Cendere Sanat Müzesi

Cendere Sanat Merkezi; disiplinler arası bir anlayışla günümüz sanatını merkeze alan, sanatın tüm disiplinlerine açık, kapsayıcı bir mekân olarak, Zemberek Tasarım tarafından tasarlandI.

Tasarımcılar projeyi anlatıyor:

Cendere Pompa İstasyonu, İstanbul’un günümüze kadar ulaşan az sayıdaki endüstriyel miras yapılarından biridir. İstasyon kentin ana su hattı olan Taksim suyu tesislerinin artan ihtiyacı karşılayamaması nedeniyle II.Abdülhamit tarafından 1902 yılında inşa ettirildi. Zaman içinde 33 metre yüksekliğindeki tuğla bacasını kaybeden yapı, elektrikli sisteme geçilmesinin ardından bazı iç mekân alanlarında değişime uğrasa da günümüze özgün dokusunu büyük oranda koruyarak ulaşmayı başardı.

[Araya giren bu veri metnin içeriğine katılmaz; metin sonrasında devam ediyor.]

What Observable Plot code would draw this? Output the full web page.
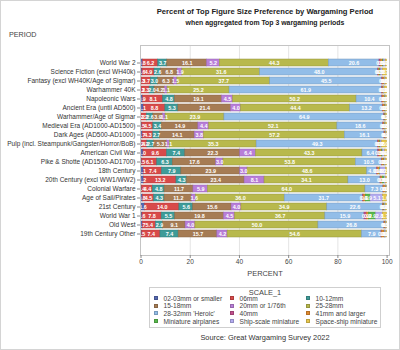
<!DOCTYPE html>
<html>
<head>
<meta charset="utf-8">
<script src="https://cdn.jsdelivr.net/npm/d3@7"></script>
<script src="https://cdn.jsdelivr.net/npm/@observablehq/plot@0.6"></script>
<style>
  html, body { margin: 0; padding: 0; background: #fff; }
  #wrap { position: relative; width: 400px; height: 350px; overflow: hidden; font-family: "Liberation Sans", Arial, sans-serif; color: #333; }
  #border { position: absolute; left: 0; top: 0; width: 400px; height: 350px; box-sizing: border-box; border: 1px solid #d4d4d4; pointer-events: none; }
  .t { position: absolute; white-space: nowrap; }
  #chart { position: absolute; left: 0; top: 0; }
  #legend { position: absolute; left: 149px; top: 287px; width: 232px; height: 41px; box-sizing: border-box; border: 1px solid #cfcfcf; }
  .li { position: absolute; font-size: 6.6px; line-height: 7px; color: #444; white-space: nowrap; }
  .sw { position: absolute; width: 4px; height: 4px; box-sizing: border-box; }
</style>
</head>
<body>
<div id="wrap">
  <div class="t" id="title" style="left:0;width:530px;top:8px;text-align:center;font-size:7.6px;line-height:8px;font-weight:bold;color:#222;">Percent of Top Figure Size Preference by Wargaming Period</div>
  <div class="t" id="subtitle" style="left:0;width:530px;top:19px;text-align:center;font-size:6.9px;line-height:8px;font-weight:bold;color:#222;">when aggregated from Top 3 wargaming periods</div>
  <div class="t" style="left:9px;top:31px;font-size:7.2px;line-height:8px;color:#444;">PERIOD</div>
  <div id="chart"></div>
  <div class="t" style="left:0;width:530px;top:270px;text-align:center;font-size:7.4px;line-height:8px;color:#444;">PERCENT</div>
  <div id="legend"></div>
  <div class="t" style="left:0;width:530px;top:334px;text-align:center;font-size:7.4px;line-height:8px;color:#333;">Source: Great Wargaming Survey 2022</div>
  <div id="border"></div>
</div>
<script>
const periods = [
  "World War 2",
  "Science Fiction (excl WH40k)",
  "Fantasy (excl WH40K/Age of Sigmar)",
  "Warhammer 40K",
  "Napoleonic Wars",
  "Ancient Era (until AD500)",
  "Warhammer/Age of Sigmar",
  "Medieval Era (AD1000-AD1500)",
  "Dark Ages (AD500-AD1000)",
  "Pulp (incl. Steampunk/Gangster/Horror/BoB)",
  "American Civil War",
  "Pike & Shotte (AD1500-AD1700)",
  "18th Century",
  "20th Century (excl WW1/WW2)",
  "Colonial Warfare",
  "Age of Sail/Pirates",
  "21st Century",
  "World War 1",
  "Old West",
  "19th Century Other"
];

const scaleNames = [
  "02-03mm or smaller", "06mm", "10-12mm",
  "15-18mm", "20mm or 1/76th", "25-28mm",
  "28-32mm 'Heroic'", "40mm", "41mm and larger",
  "Miniature airplanes", "Ship-scale miniature", "Space-ship miniature"
];

const scaleColors = [
  "#5468b0", "#d84a4a", "#3f9b98",
  "#a67c54", "#b87ed8", "#b8b94c",
  "#92bde8", "#c2508e", "#e08a2e",
  "#58b84c", "#b4acf0", "#e8c84e"
];

// values (%) per scale, in the order of periods
const v0203   = [0.8, 0.6, 0.3, 0.2, 0.9, 1.1, 0.2, 0.5, 0.7, 0.4, 1.0, 0.5, 1.1, 1.2, 0.4, 0.8, 1.6, 0.6, 0.7, 0.5];
const v06     = [6.2, 4.9, 3.7, 3.3, 8.1, 8.8, 2.2, 4.5, 4.3, 2.2, 9.6, 6.1, 7.4, 13.2, 4.4, 4.5, 14.0, 7.8, 5.4, 7.4];
const v1012   = [3.7, 2.6, 3.0, 2.0, 4.8, 5.3, 2.6, 3.4, 2.7, 2.7, 7.4, 6.3, 7.9, 4.3, 4.8, 4.3, 5.6, 5.5, 2.9, 7.4];
const v1518   = [16.1, 6.8, 6.3, 4.2, 19.1, 21.4, 3.9, 14.9, 14.1, 5.3, 22.3, 17.6, 23.9, 23.4, 11.7, 11.2, 15.6, 19.8, 9.1, 15.7];
const v20     = [5.2, 1.9, 1.5, 1.1, 4.5, 4.0, 1.1, 4.4, 3.8, 1.1, 6.4, 3.0, 3.0, 8.1, 5.9, 1.6, 4.0, 4.5, 4.0, 4.2];
const v2528   = [44.3, 31.6, 37.7, 25.2, 50.2, 44.4, 23.9, 52.1, 57.2, 35.3, 43.3, 53.8, 48.6, 34.1, 64.0, 36.0, 34.9, 36.7, 50.0, 54.6];
const v2832   = [20.6, 48.0, 45.5, 61.9, 10.4, 13.2, 64.9, 18.6, 16.1, 49.3, 6.4, 10.5, 4.0, 13.0, 7.3, 31.7, 22.6, 15.9, 26.8, 7.9];
const v40     = [0.5, 0.3, 0.4, 0.3, 0.3, 0.3, 0.2, 0.2, 0.2, 0.3, 0.5, 0.3, 0.4, 0.3, 0.1, 0.4, 0.2, 0.9, 0.1, 0.3];
const v41     = [0.9, 0.5, 0.6, 0.4, 0.8, 0.8, 0.3, 0.6, 0.4, 0.6, 1.0, 0.8, 0.8, 0.6, 1.0, 0.9, 0.4, 0.9, 0.5, 1.0];
const vAir    = [0.4, 0.3, 0.1, 0.1, 0.2, 0.1, 0.1, 0.1, 0.1, 0.2, 0.4, 0.2, 0.2, 0.8, 0.1, 1.9, 0.3, 2.9, 0.1, 0.2];
const vShip   = [0.7, 0.8, 0.3, 0.3, 0.3, 0.3, 0.2, 0.3, 0.2, 0.6, 0.9, 0.4, 2.2, 0.6, 0.2, 5.1, 0.3, 2.8, 0.2, 0.5];
const vSpace  = [0.6, 1.7, 0.6, 1.0, 0.4, 0.3, 0.4, 0.4, 0.2, 2.0, 0.8, 0.5, 0.5, 0.4, 0.1, 1.6, 0.5, 1.7, 0.2, 0.3];

const xTicks = [0, 20, 40, 60, 80, 100];

const series = [v0203, v06, v1012, v1518, v20, v2528, v2832, v40, v41, vAir, vShip, vSpace];
const data = [];
periods.forEach((p, i) => {
  scaleNames.forEach((s, j) => {
    data.push({period: p, scale: s, value: series[j][i], fillc: scaleColors[j], strokec: d3.color(scaleColors[j]).darker(0.6).formatHex()});
  });
});

const chart = Plot.plot({
  width: 400,
  height: 268,
  marginLeft: 140,
  marginRight: 11,
  marginTop: 45,
  marginBottom: 13,
  style: {fontFamily: "Liberation Sans, Arial, sans-serif", fontSize: "6.5px", color: "#444", background: "transparent"},
  x: {domain: [0, 100], range: [140.5, 386.6]},
  y: {domain: periods, range: [49.45, 247.65], paddingInner: 0.2, paddingOuter: 0.1},
  color: {type: "identity"},
  marks: [
    Plot.gridX([20, 40, 60, 80], {stroke: "#e4e4e4", strokeOpacity: 1}),
    Plot.barX(data, Plot.stackX({x: "value", y: "period", fill: "fillc", stroke: "strokec", strokeWidth: 0.5})),
    Plot.text(data, Plot.stackX({x: "value", y: "period", text: d => d.value.toFixed(1), fill: "white", fontSize: 5.4, fontWeight: "bold", clip: "frame"})),
    Plot.frame({stroke: "#c4c4c4"}),
    Plot.axisX({ticks: xTicks, tickSize: 3, tickPadding: 1, label: null, stroke: "#888", fill: "#444"}),
    Plot.axisY({tickSize: 3, tickPadding: 2, label: null, stroke: "#888", fill: "#333"})
  ]
});
document.getElementById("chart").appendChild(chart);

// legend
const legend = document.getElementById("legend");
const head = document.createElement("div");
head.className = "li";
head.style.cssText = "left:0;width:230px;top:1px;text-align:center;font-size:7.4px;line-height:8px;";
head.textContent = "SCALE_1";
legend.appendChild(head);
const colX = [4, 80, 156];
const rowY = [10, 17.7, 25.3, 33];
scaleNames.forEach((s, j) => {
  const c = j % 3, r = Math.floor(j / 3);
  const sw = document.createElement("div");
  sw.className = "sw";
  sw.style.left = colX[c] + "px";
  sw.style.top = (rowY[r] - 2) + "px";
  sw.style.background = scaleColors[j];
  sw.style.border = "0.6px solid " + d3.color(scaleColors[j]).darker(0.6).formatHex();
  legend.appendChild(sw);
  const t = document.createElement("div");
  t.className = "li";
  t.style.left = (colX[c] + 9.5) + "px";
  t.style.top = (rowY[r] - 3.5) + "px";
  t.textContent = s;
  legend.appendChild(t);
});
</script>
</body>
</html>
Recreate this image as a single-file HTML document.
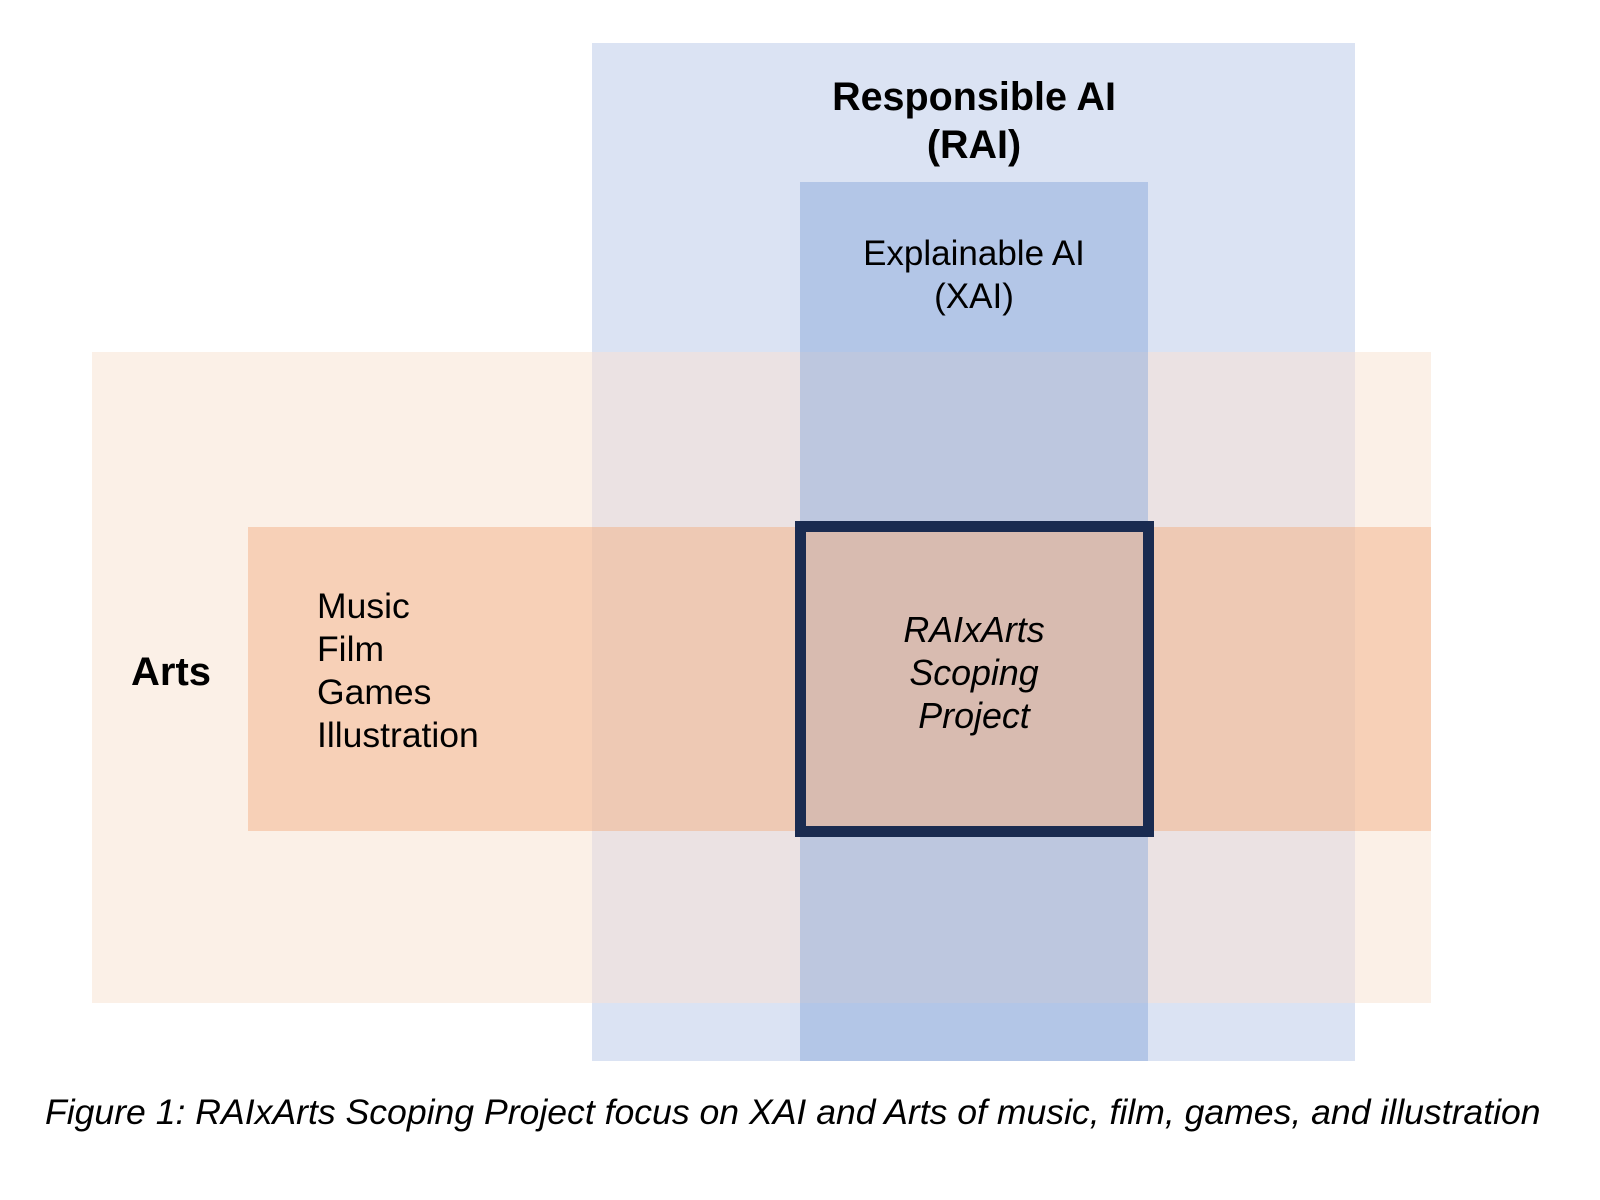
<!DOCTYPE html>
<html><head><style>
body{margin:0;width:1600px;height:1200px;background:#fff;position:relative;overflow:hidden;font-family:"Liberation Sans",Arial,sans-serif;color:#000}
.r{position:absolute}
.t{position:absolute;white-space:nowrap;line-height:1}
</style></head><body>
<div class="r" style="left:592px;top:43px;width:763px;height:1018px;background:#dbe3f3"></div>
<div class="r" style="left:800px;top:182px;width:348px;height:879px;background:#b3c6e7"></div>
<div class="r" style="left:92px;top:352px;width:500px;height:651px;background:#fbf0e7"></div>
<div class="r" style="left:1355px;top:352px;width:76px;height:651px;background:#fbf0e7"></div>
<div class="r" style="left:592px;top:352px;width:208px;height:651px;background:#ebe2e3"></div>
<div class="r" style="left:1148px;top:352px;width:207px;height:651px;background:#ebe2e3"></div>
<div class="r" style="left:800px;top:352px;width:348px;height:651px;background:#bdc7df"></div>
<div class="r" style="left:248px;top:527px;width:344px;height:304px;background:#f7d0b7"></div>
<div class="r" style="left:592px;top:527px;width:208px;height:304px;background:#eec9b4"></div>
<div class="r" style="left:1148px;top:527px;width:207px;height:304px;background:#eec9b4"></div>
<div class="r" style="left:1355px;top:527px;width:76px;height:304px;background:#f7d0b7"></div>
<div class="r" style="left:795px;top:521px;width:359px;height:316px;box-sizing:border-box;border:11px solid #1a2b50;background:#d8bbb0"></div>

<div class="t" style="left:774px;width:400px;top:73px;text-align:center;font-weight:bold;font-size:39.5px;line-height:48px">Responsible AI<br>(RAI)</div>
<div class="t" style="left:774px;width:400px;top:232px;text-align:center;font-size:35px;line-height:43px">Explainable AI<br>(XAI)</div>
<div class="t" style="left:131px;top:652px;font-weight:bold;font-size:40px">Arts</div>
<div class="t" style="left:317px;top:585px;font-size:35.5px;line-height:43px">Music<br>Film<br>Games<br>Illustration</div>
<div class="t" style="left:824px;width:300px;top:609px;text-align:center;font-style:italic;font-size:35.8px;line-height:43px">RAIxArts<br>Scoping<br>Project</div>
<div class="t" style="left:45px;top:1095px;font-style:italic;font-size:35.6px">Figure 1: RAIxArts Scoping Project focus on XAI and Arts of music, film, games, and illustration</div>
</body></html>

İstanbul’un enerjisine, kültür ve sanat yaşamına, özgün ve etkileyici bir katkı sunmak üzere yola çıkıldı.

Cendere Sanat Merkezi 24 Ekim 2022’de kapılarını ziyaretçilerine açtı. Kültürel çeşitliliği yansıtan ulusal ve uluslararası sergi, panel, konferans ve performansların yanı sıra izleyicisiyle ilişkiler kuracak programlarıyla İstanbul’un kültür sanat mekânları arasına katıldı.

Endüstri yapısı, zaman içerisinde yapılan tüm müdahalelerden arındırılıp kimliğini koruyacak şekilde yeniden işlevlendirildi. Kültür ve sanat aktiviteleri için ayrılan sergi alanlarında; tarihi yapının ruhunun ev sahipliği yapıyor olması amaçlandı. Yapının orijinal haline en yakın duruma gelecek biçimde hafifletilmesinin ardından; yapısal elemanların düzenlenmesinde, sergi için oluşturulan fon duvarları, mekanik donatılar ve aydınlatma elemanları gibi sadece temel gerekliliklerin yer aldığı bir anlayış benimsendi. Yapının yeni eklenen sergi donatılarından ayrışıp, nötr bir kabuk olarak varlığını sürdürmesi hedeflendi.

Müştemilat yapısı, atölye ve idari alanların kullanımı için organize edildi. Yapının önündeki bahçede, doğal sınırını mevcut ağaçların tariflemesine izin veren bir düzenleme ve sirkülasyon rotası ile ilişkili, ana kurgudan kopmayan, atölyeler için kısmen korunaklı bir yaşantı kurgulandı.

Yapının yeniden işlevlendirilmesindeki ana yaklaşım, açık alanlarda da doğal floranın korunması hassasiyeti ile devam ettirildi. Ziyaretçilerin girişten başlayıp ana tarihi yapı, tescilli çınar ağacı, kafe ve atölye alanlarına taşınmasını sağlayan sirkülasyon rotaları ile bu rota üzerine takılmış sergi meydancıkları oluşturuldu. Peyzaj donatıları; sirkülasyon rotalarını tarifleyen zemin ve açık sergi alanlarına yerleşen oturma elemanları ile sınırlı tutuldu. Nötr tavrın devamlılığı için farklı dokularda beton kullanılması tercih edildi.

400 yıllık tarihi çınar ağacı, sirkülasyon rotasının sonunda ziyaretçiyi karşılayan bir odak olarak tutulup, yanında bulunan şeffaf kafe ile çevresinin yaşarlılığı desteklendi. Kafenin strüktürü, Cendere Pompa İstasyonu’nun yapıldığı dönemin ruhunu hissettirecek, çınar ağacının hafızasıyla birlikte eski dönem esintileri taşıyan hafif bir örtü olarak tasarlandı.